Crippling concerns proliferate but have not crushed this market’s rather tenacious ability to maintain its reliance in the face of uncertainty. One real irony is that despite the geopolitical concerns and even peaking ‘confidence’ among consumers and investors, you don’t see equivalent economic gains.

The sanctions that exist could be said almost lesser toward Iran, and more toward those resisting the global market advance, unjustified by real growth, but buttressed by ‘fear’ of central banks (in the US and abroad) to normalize rates as they put it. Sure it’s because of reasons other than growth; and we have argued why they’ve also perpetuated the long-run low rate policies. 

On Friday, outgoing Vice Chairman of the Federal Reserve, Stan Fischer (a mentor to central banks and bankers globally for years) actually affirmed my view of these policies. He glibly noted (in a CNBC interview) that ‘low rates in pace do allow keeping a bit higher Debt than otherwise could be done’. 

I’m presuming that means than ‘could be done’ without really pointing out a real problem being ‘debt service’ costs if you have both high debt and high interest rates. To me that’s been an inhibitor of snugging-up policy for years and it’s got them in a corner, given the impossible debt service levels ‘were’ rates to go meaningfully higher. That’s why they are so ‘moderate’ in there oft-proclaimed desire for growth or inflation to justify raising rates. 

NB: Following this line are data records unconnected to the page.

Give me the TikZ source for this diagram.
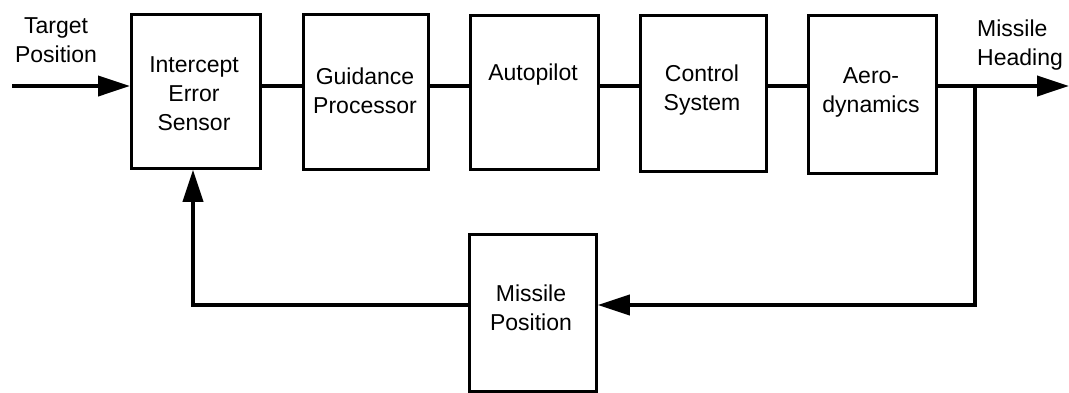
\documentclass[tikz,border=0pt]{standalone}
\usepackage{fontspec}
\setmainfont{Liberation Sans}
\usetikzlibrary{arrows.meta}
\tikzset{
  blk/.style={draw, line width=2.8pt, inner sep=0pt, anchor=north west},
  lbl/.style={font=\fontsize{23}{29}\selectfont, align=center, inner sep=0pt},
  wire/.style={line width=4pt},
  flow/.style={wire, -{Triangle[length=32pt,width=20pt]}},
}
\begin{document}
\begin{tikzpicture}[x=1pt,y=-1pt]
  \useasboundingbox (0,0) rectangle (1069,392);
  % forward path blocks
  \node[blk, minimum width=129pt, minimum height=154pt] (ies) at (130,13) {};
  \node[blk, minimum width=125pt, minimum height=155pt] (gp)  at (302,13) {};
  \node[blk, minimum width=128pt, minimum height=154pt] (ap)  at (469,14) {};
  \node[blk, minimum width=126pt, minimum height=156pt] (cs)  at (639,14) {};
  \node[blk, minimum width=128pt, minimum height=158pt] (ad)  at (807,14) {};
  % feedback block
  \node[blk, minimum width=127pt, minimum height=157pt] (mp)  at (468,233) {};

  % block texts
  \node[lbl] (t1) at (194,94)  {Intercept\\Error\\Sensor};
  \node[lbl] (t2) at (365,91)  {Guidance\\Processor};
  \node[lbl] (t3) at (533,75)  {Autopilot};
  \node[lbl] (t4) at (702,90)  {Control\\System};
  \node[lbl] (t5) at (871,92)  {Aero-\\dynamics};
  \node[lbl] (t6) at (531,308) {Missile\\Position};

  % signal labels
  \node[lbl] (tin) at (56,40) {Target\\Position};
  \node[lbl, align=left, anchor=west] (tout) at (977,45) {Missile\\Heading};

  % coordinates for free ends and corners
  \coordinate (src) at (12,86);
  \coordinate (snk) at (1069,86);
  \coordinate (br)  at (975,86);
  \coordinate (fbr) at (975,305);
  \coordinate (fbl) at (193,305);

  % forward path
  \draw[flow] (src) -- (ies.west |- src);
  \draw[wire] (ies.east |- src) -- (gp.west |- src);
  \draw[wire] (gp.east |- src) -- (ap.west |- src);
  \draw[wire] (ap.east |- src) -- (cs.west |- src);
  \draw[wire] (cs.east |- src) -- (ad.west |- src);
  \draw[flow] (ad.east |- src) -- (snk);

  % feedback path
  \draw[flow] (br) -- (fbr) -- (mp.east |- fbr);
  \draw[flow] (mp.west |- fbl) -- (fbl) -- (fbl |- ies.south);
\end{tikzpicture}
\end{document}
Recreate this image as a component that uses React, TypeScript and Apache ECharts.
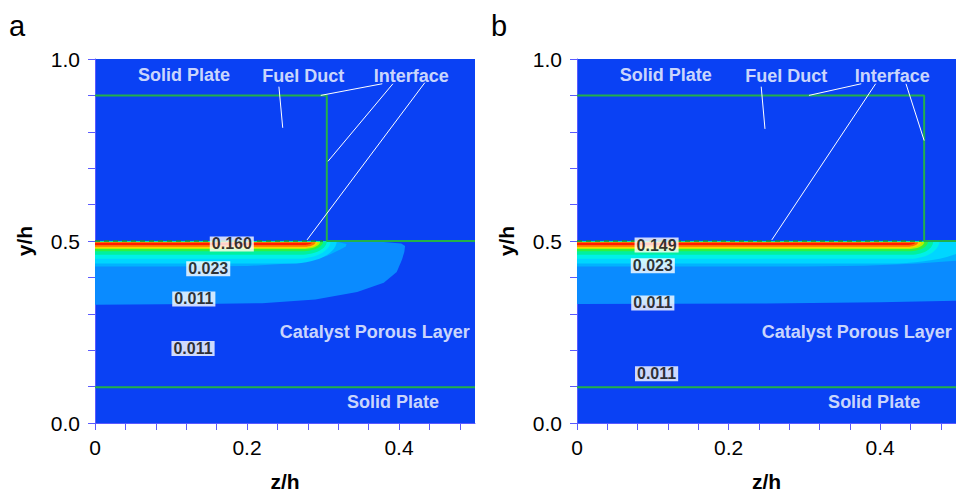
import React, { useEffect, useRef } from 'react';
import * as echarts from 'echarts';

const FONT = '"Liberation Sans", Arial, Helvetica, sans-serif';

// ---- axis tick labels ----
const xLabelValues = [0, 0.2, 0.4];
const xLabelTexts = ['0', '0.2', '0.4'];
const yLabelValues = [0, 0.5, 1.0];
const yLabelTexts = ['0.0', '0.5', '1.0'];

// ---- panel a: contour outlines [z/h, y/h] (outer -> inner) ----
const bandA1 = [
  [0, 0.5], [0.3, 0.5], [0.38, 0.497], [0.403, 0.493], [0.408, 0.486],
  [0.407, 0.47], [0.404, 0.449], [0.397, 0.415], [0.38, 0.385], [0.345, 0.36],
  [0.29, 0.339], [0.22, 0.329], [0.138, 0.327], [0, 0.325],
];
const bandA2 = [
  [0, 0.5], [0.28, 0.5], [0.32, 0.497], [0.331, 0.492], [0.33, 0.485],
  [0.322, 0.476], [0.305, 0.459], [0.27, 0.44], [0.2, 0.431], [0.1, 0.43], [0, 0.43],
];
// inner thin bands: [top y, bottom y, tip z, cap length]
const innerA = [
  [0.5, 0.438, 0.318, 0.06],
  [0.4995, 0.451, 0.31, 0.045],
  [0.499, 0.462, 0.305, 0.035],
  [0.498, 0.472, 0.3, 0.028],
  [0.4975, 0.478, 0.296, 0.022],
  [0.497, 0.481, 0.293, 0.018],
  [0.4965, 0.484, 0.29, 0.015],
  [0.495, 0.489, 0.285, 0.012],
];

// ---- panel b ----
const bandB1 = [
  [0, 0.5], [0.6, 0.5], [0.6, 0.34], [0.5, 0.336], [0.4, 0.332], [0.25, 0.328], [0, 0.327],
];
const bandB2 = [
  [0, 0.5], [0.6, 0.5], [0.6, 0.46], [0.5, 0.446], [0.45, 0.438], [0.38, 0.432], [0.3, 0.43], [0, 0.43],
];
const innerB = [
  [0.5, 0.438, 0.52, 0.11],
  [0.4995, 0.451, 0.478, 0.04],
  [0.499, 0.462, 0.47, 0.03],
  [0.498, 0.472, 0.463, 0.025],
  [0.4975, 0.478, 0.458, 0.02],
  [0.497, 0.481, 0.454, 0.018],
  [0.4965, 0.484, 0.45, 0.015],
  [0.495, 0.489, 0.446, 0.012],
];

// ---- domain boundaries ----
const ductA = [[0, 0.9], [0.305, 0.9], [0.305, 0.5], [0.5, 0.5]];
const ductB = [[0, 0.9], [0.458, 0.9], [0.458, 0.5], [0.5, 0.5]];
const plateLine = [[0, 0.098], [0.5, 0.098]];
const interfaceDashA = [[0, 0.5], [0.3, 0.5]];
const interfaceDashB = [[0, 0.5], [0.455, 0.5]];

// ---- leader lines ----
const leadersA = [
  [[0.378, 0.932], [0.297, 0.9]],
  [[0.392, 0.932], [0.3066, 0.719]],
  [[0.434, 0.935], [0.279, 0.503]],
  [[0.242, 0.924], [0.247, 0.811]],
];
const leadersB = [
  [[0.375, 0.932], [0.306, 0.9]],
  [[0.394, 0.932], [0.257, 0.503]],
  [[0.434, 0.932], [0.458, 0.776]],
  [[0.243, 0.924], [0.248, 0.808]],
];

// ---- region names ----
const regionNames = ['Solid Plate', 'Fuel Duct', 'Interface', 'Catalyst Porous Layer', 'Solid Plate'];
const regionPosA = [[0.117, 0.957], [0.274, 0.954], [0.416, 0.954], [0.368, 0.251], [0.392, 0.057]];
const regionPosB = [[0.117, 0.957], [0.276, 0.954], [0.416, 0.954], [0.369, 0.251], [0.392, 0.057]];

// ---- contour value labels ----
const valueTextsA = ['0.160', '0.023', '0.011', '0.011'];
const valuePosA = [[0.18, 0.492], [0.149, 0.424], [0.13, 0.341], [0.129, 0.205]];
const valueTextsB = ['0.149', '0.023', '0.011', '0.011'];
const valuePosB = [[0.105, 0.489], [0.1, 0.432], [0.1, 0.33], [0.105, 0.135]];

// ---- styles ----
const BG = '#0a41f4';
const bandColors = [
  '#0a8bff', '#00b2ff', '#00d6ff', '#00f0e8', '#00f0a0',
  '#30f040', '#b8f000', '#ffd000', '#ff7000', '#ff1a00',
];
const AXIS_BLUE = '#5a5aff';
const GREEN = '#22b04a';

function capShape(b: number[]) {
  const [yt, yb, zt, rz] = b;
  const pts: number[][] = [[0, yt], [zt, yt]];
  const n = 14;
  for (let k = 1; k <= n; k++) {
    const th = (-k * Math.PI) / 2 / n;
    pts.push([zt - rz + rz * Math.cos(th), yt + (yt - yb) * Math.sin(th)]);
  }
  pts.push([0, yb]);
  return pts;
}

function bandSeries(idx: number, shapes: number[][][]) {
  return {
    type: 'custom',
    xAxisIndex: idx,
    yAxisIndex: idx,
    clip: true,
    silent: true,
    z: 1,
    data: shapes.map((_, i) => [i]),
    renderItem: (params: any, api: any) => {
      const i = params.dataIndex;
      const pts = shapes[i].map((p) => api.coord(p));
      return {
        type: 'polygon',
        shape: { points: pts },
        style: { fill: bandColors[i], stroke: null },
      };
    },
  };
}

function lineSeries(idx: number, data: number[][], color: string, width: number, type: any = 'solid', z = 3) {
  return {
    type: 'line',
    xAxisIndex: idx,
    yAxisIndex: idx,
    data,
    symbol: 'none',
    silent: true,
    animation: false,
    z,
    lineStyle: { color, width, type },
  };
}

function textSeries(idx: number, names: string[], pos: number[][], boxed: boolean) {
  return {
    type: 'scatter',
    xAxisIndex: idx,
    yAxisIndex: idx,
    symbolSize: 0,
    silent: true,
    z: 6,
    data: names.map((n, i) => ({ name: n, value: pos[i] })),
    label: boxed
      ? {
          show: true,
          position: 'inside',
          formatter: '{b}',
          color: '#000',
          fontFamily: FONT,
          fontWeight: 'bold',
          fontSize: 16,
          backgroundColor: '#ffffff',
          padding: [0, 2, 0, 2],
          lineHeight: 15,
        }
      : {
          show: true,
          position: 'inside',
          formatter: '{b}',
          color: '#ffffff',
          fontFamily: FONT,
          fontWeight: 'bold',
          fontSize: 18,
        },
  };
}

function xAxis(idx: number) {
  return {
    type: 'value',
    gridIndex: idx,
    min: 0,
    max: 0.5,
    interval: 0.04,
    name: 'z/h',
    nameLocation: 'middle',
    nameGap: 48,
    nameTextStyle: { fontFamily: FONT, fontWeight: 'bold', fontSize: 21, color: '#000' },
    axisLine: { show: true, lineStyle: { color: AXIS_BLUE, width: 1 } },
    axisTick: { show: true, length: 7, lineStyle: { color: AXIS_BLUE, width: 1 } },
    splitLine: { show: false },
    axisLabel: {
      fontFamily: FONT,
      fontSize: 21,
      color: '#000',
      margin: 14,
      showMaxLabel: false,
      formatter: (v: number) => {
        const i = xLabelValues.findIndex((t) => Math.abs(t - v) < 1e-6);
        return i >= 0 ? xLabelTexts[i] : '';
      },
    },
  };
}

function yAxis(idx: number) {
  return {
    type: 'value',
    gridIndex: idx,
    min: 0,
    max: 1,
    interval: 0.1,
    name: 'y/h',
    nameLocation: 'middle',
    nameGap: 60,
    nameTextStyle: { fontFamily: FONT, fontWeight: 'bold', fontSize: 21, color: '#000' },
    axisLine: { show: true, lineStyle: { color: AXIS_BLUE, width: 1 } },
    axisTick: { show: true, length: 7, lineStyle: { color: AXIS_BLUE, width: 1 } },
    splitLine: { show: false },
    axisLabel: {
      fontFamily: FONT,
      fontSize: 21,
      color: '#000',
      margin: 15,
      formatter: (v: number) => {
        const i = yLabelValues.findIndex((t) => Math.abs(t - v) < 1e-6);
        return i >= 0 ? yLabelTexts[i] : '';
      },
    },
  };
}

export default function App() {
  const ref = useRef<HTMLDivElement>(null);
  useEffect(() => {
    if (!ref.current) return;
    const chart = echarts.init(ref.current, undefined, { renderer: 'svg' });
    const shapesA = [bandA1, bandA2, ...innerA.map(capShape)];
    const shapesB = [bandB1, bandB2, ...innerB.map(capShape)];
    const series: any[] = [
      bandSeries(0, shapesA),
      bandSeries(1, shapesB),
      lineSeries(0, ductA, GREEN, 2),
      lineSeries(1, ductB, GREEN, 2),
      lineSeries(0, plateLine, GREEN, 2),
      lineSeries(1, plateLine, GREEN, 2),
      lineSeries(0, interfaceDashA, '#1a8f36', 1.5, [5, 4]),
      lineSeries(1, interfaceDashB, '#1a8f36', 1.5, [5, 4]),
      ...leadersA.map((l) => lineSeries(0, l, '#ffffff', 1, 'solid', 4)),
      ...leadersB.map((l) => lineSeries(1, l, '#ffffff', 1, 'solid', 4)),
      textSeries(0, regionNames, regionPosA, false),
      textSeries(1, regionNames, regionPosB, false),
      textSeries(0, valueTextsA, valuePosA, true),
      textSeries(1, valueTextsB, valuePosB, true),
    ];
    chart.setOption({
      animation: false,
      backgroundColor: '#ffffff',
      grid: [
        { left: 95, top: 59, width: 380, height: 370, show: true, backgroundColor: BG, borderWidth: 0 },
        { left: 577, top: 59, width: 381, height: 370, show: true, backgroundColor: BG, borderWidth: 0 },
      ],
      xAxis: [xAxis(0), xAxis(1)],
      yAxis: [yAxis(0), yAxis(1)],
      graphic: [
        { type: 'text', left: 9, top: 11, style: { text: 'a', fontSize: 29, fontFamily: FONT, fill: '#000' } },
        { type: 'text', left: 491, top: 11, style: { text: 'b', fontSize: 29, fontFamily: FONT, fill: '#000' } },
      ],
      series,
    });
    return () => chart.dispose();
  }, []);
  return (
    <div
      ref={ref}
      style={{ position: 'fixed', left: 0, top: 0, width: 956, height: 497, background: '#fff' }}
    />
  );
}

There is a also-debated topic of growth not triggering inflation; but it requires going back to another era (like the 1950’s and in some ways this is similar), for hopes to see that persist. It would also require energy prices staying low. And there you have today’s (also bandied-about) story that Saudi Arabia is considering ‘shelving’ the Aramco IPO coming next year. That’s denied but it is an interesting consideration.